I tried all kinds of different exercise programs: P90X, Insanity, home exercise videos. It wasn’t until I discovered Zumba Dance Fitness that I began to love myself all while transforming my body. Zumba became a necessity for me because of the program and the people, and I was given the love I needed when I couldn’t give it to myself. I was always extremely excited to go to Zumba and tell my instructor about my weight loss each week. She and everyone in the class was supportive of my journey. I would walk into class every week and hear a positive comment about my progress. I finally started seeing it for myself!
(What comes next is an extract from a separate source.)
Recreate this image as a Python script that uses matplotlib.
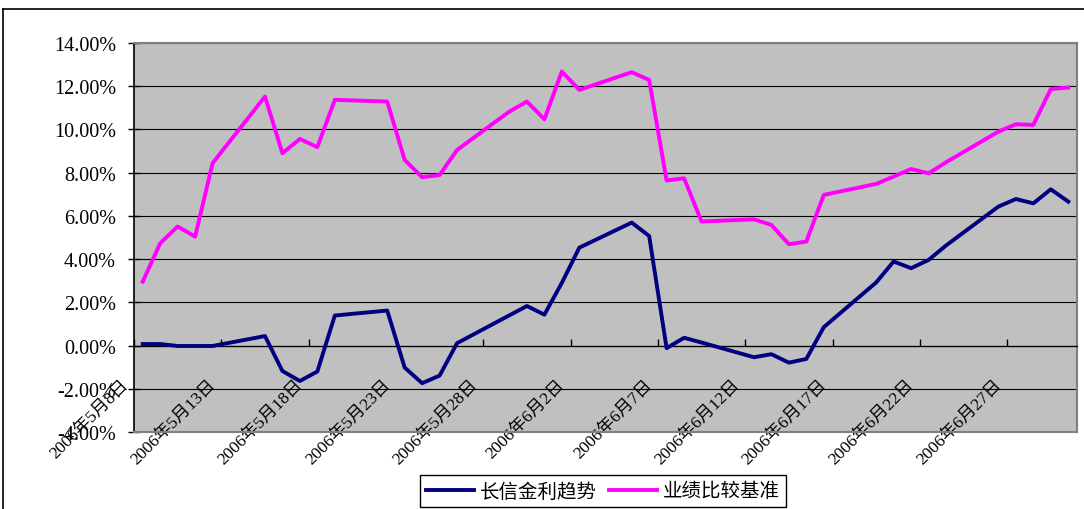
import numpy as np
import matplotlib
matplotlib.use('Agg')
import matplotlib.pyplot as plt
import matplotlib.dates as mdates
from matplotlib.transforms import ScaledTranslation
from matplotlib.lines import Line2D
import datetime as dt

plt.rcParams['font.family'] = ['Liberation Serif', 'Noto Sans CJK SC']

# trading days, 2006
dates = ['05-08', '05-09', '05-10', '05-11', '05-12', '05-15', '05-16', '05-17', '05-18',
         '05-19', '05-22', '05-23', '05-24', '05-25', '05-26', '05-29', '05-30', '05-31',
         '06-01', '06-02', '06-05', '06-06', '06-07', '06-08', '06-09', '06-12', '06-13',
         '06-14', '06-15', '06-16', '06-19', '06-20', '06-21', '06-22', '06-23', '06-26',
         '06-27', '06-28', '06-29', '06-30']

fund = [0.07, 0.07, -0.02, -0.02, -0.02, 0.44, -1.18, -1.64, -1.20,
        1.39, 1.62, -1.02, -1.74, -1.39, 0.11, 1.40, 1.83, 1.43,
        2.90, 4.53, 5.69, 5.07, -0.12, 0.36, 0.14, -0.54, -0.40,
        -0.79, -0.62, 0.85, 2.92, 3.89, 3.58, 3.96, 4.63, 6.43,
        6.78, 6.58, 7.23, 6.66]

bench = [2.96, 4.73, 5.51, 5.04, 8.44, 11.52, 8.90, 9.56, 9.18,
         11.37, 11.29, 8.59, 7.79, 7.89, 9.05, 10.83, 11.29, 10.47,
         12.68, 11.83, 12.65, 12.29, 7.64, 7.74, 5.74, 5.84, 5.58,
         4.69, 4.81, 6.97, 7.48, 7.82, 8.17, 7.97, 8.48, 9.90,
         10.24, 10.21, 11.87, 11.94]

tick_dates = ['05-08', '05-13', '05-18', '05-23', '05-28', '06-02', '06-07',
              '06-12', '06-17', '06-22', '06-27']
yticks = [-4, -2, 0, 2, 4, 6, 8, 10, 12, 14]
names = ['长信金利趋势', '业绩比较基准']


def to_num(s):
    m, d = s.split('-')
    return mdates.date2num(dt.datetime(2006, int(m), int(d)))


x = np.array([to_num(s) for s in dates]) + 0.5   # points sit mid-day
xt = [to_num(s) for s in tick_dates]

fig = plt.figure(figsize=(10.84, 5.10), dpi=100)
ax = fig.add_axes([134/1084, 77/510, 943/1084, 389/510])
ax.set_facecolor('#C0C0C0')

for v in yticks:
    ax.axhline(v, color='black', lw=0.8, zorder=1)

ax.plot(x, fund, color='#000080', lw=2.8, label=names[0], zorder=3)
ax.plot(x, bench, color='#FF00FF', lw=2.8, label=names[1], zorder=3)

ax.set_xlim(to_num('05-08'), to_num('06-30') + 1)
ax.set_ylim(-4, 14)
ax.set_yticks(yticks)
ax.set_yticklabels(['%.2f%%' % v for v in yticks], fontsize=14.5)
ax.tick_params(axis='y', direction='inout', length=8, width=1, pad=9)

# category axis sits at zero
ax.spines['bottom'].set_position(('data', 0))
ax.spines['bottom'].set_color('black')
ax.spines['bottom'].set_linewidth(0.9)
ax.set_xticks(xt)
ax.tick_params(axis='x', direction='in', length=5, width=1, labelbottom=False)
for sp in ['top', 'right']:
    ax.spines[sp].set_color('#808080')
    ax.spines[sp].set_linewidth(1.5)
ax.spines['left'].set_color('black')
ax.spines['left'].set_linewidth(1.2)
ax.plot([0, 1], [0, 0], transform=ax.transAxes, color='#808080', lw=1.5, clip_on=False, zorder=5)

off = ScaledTranslation(-8/100, -36/100, fig.dpi_scale_trans)
for t, s in zip(xt, tick_dates):
    m, d = s.split('-')
    ax.text(t, 0, '2006年%d月%d日' % (int(m), int(d)), transform=ax.transData + off,
            rotation=45, rotation_mode='anchor', ha='right', va='center',
            fontsize=12.5, clip_on=False)

leg = fig.legend(loc='center', bbox_to_anchor=(603/1084, 1 - 492/510), ncol=2,
                 prop={'family': ['Noto Sans CJK SC'], 'size': 14},
                 fancybox=False, edgecolor='black', framealpha=1,
                 handlelength=2.5, handletextpad=0.3, columnspacing=0.6,
                 borderpad=0.3, borderaxespad=0)
leg.get_frame().set_linewidth(1.0)

# outer chart frame
fig.add_artist(Line2D([3/1084, 3/1084], [0, 1 - 10/510], color='black', lw=1.2))
fig.add_artist(Line2D([3/1084, 1], [1 - 10/510, 1 - 10/510], color='black', lw=1.2))

fig.savefig('out.png', dpi=100)
plt.close()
I used to be so scared of taking photos of myself, but I began to see the beauty I didn’t think existed. I was discovering myself and my identity without the influence of the negativity that had been so engrained in me since childhood. I continued to take care of myself by going to Zumba, running, being mindful of what I put into my body, and saying positive things about myself while I stood in the judging view of the mirror. By the summer after my third year of college at the University of Wyoming, I had successfully lost over 85 pounds. At the beginning of this new story, I thought the answer to finding happiness would be in attaining a new body. I never have been so wrong, yet so glad to be wrong. My happiness came from the process in finding confidence and love for myself.
Becoming healthy is so much more than having a body you’re proud of. It is the process, the journey, and the choices you make in your story to define yourself, understand yourself, and love yourself. I am so grateful for this new story I have only just begun to write, and I am hoping that you find love and gratitude in your story, too. If you are lacking that love, just as I did, then let me be the first in helping you experience that yourself:
You are important, special, beautifully made, and I believe in you. Whatever your goal is, you can reach it. If you ever find yourself in the wrong story, leave. There is an empty book out there just waiting for you to fill its pages.
Certified Zumba Instructor - Zumba
Brittany came to Laramie from Centennial, Colorado, to pursue a double Bachelor's Degree in Music Education and Music Performance from the University of Wyoming. She is joining to Altitude Fitness family to teach Zumba® classes and share her powerful transformation and passion with our community. In 2015, Brittany weighed 214 pounds, and was considered obese for her height. She lacked self-confidence and struggled with her body image and identity. Wanting to turn her life around, she began running every day. After some time, she tried a Zumba® class at the University, and was instantly hooked. Her journey of discovering self-confidence through exercise has lead to losing over 80 pounds, and becoming a certified Zumba® instructor! When she isn’t helping others dance their way to health or pursuing scholastic achievements she pursues research in various fields of study including; diet, fitness, physiology, international news, and the bible. Brittany is excited to join the AF team because “As a Zumba® coach at Altitude, I am looking forward to building a sense of community and empowerment. Seeing individuals meet personal goals and be excited to come to class is rewarding for everyone. I am hoping that my fitness testimony and passion for what I do can inspire those who are seeking to better their confidence, body-image, identity, and fitness. I can’t wait to dance this journey with everyone!”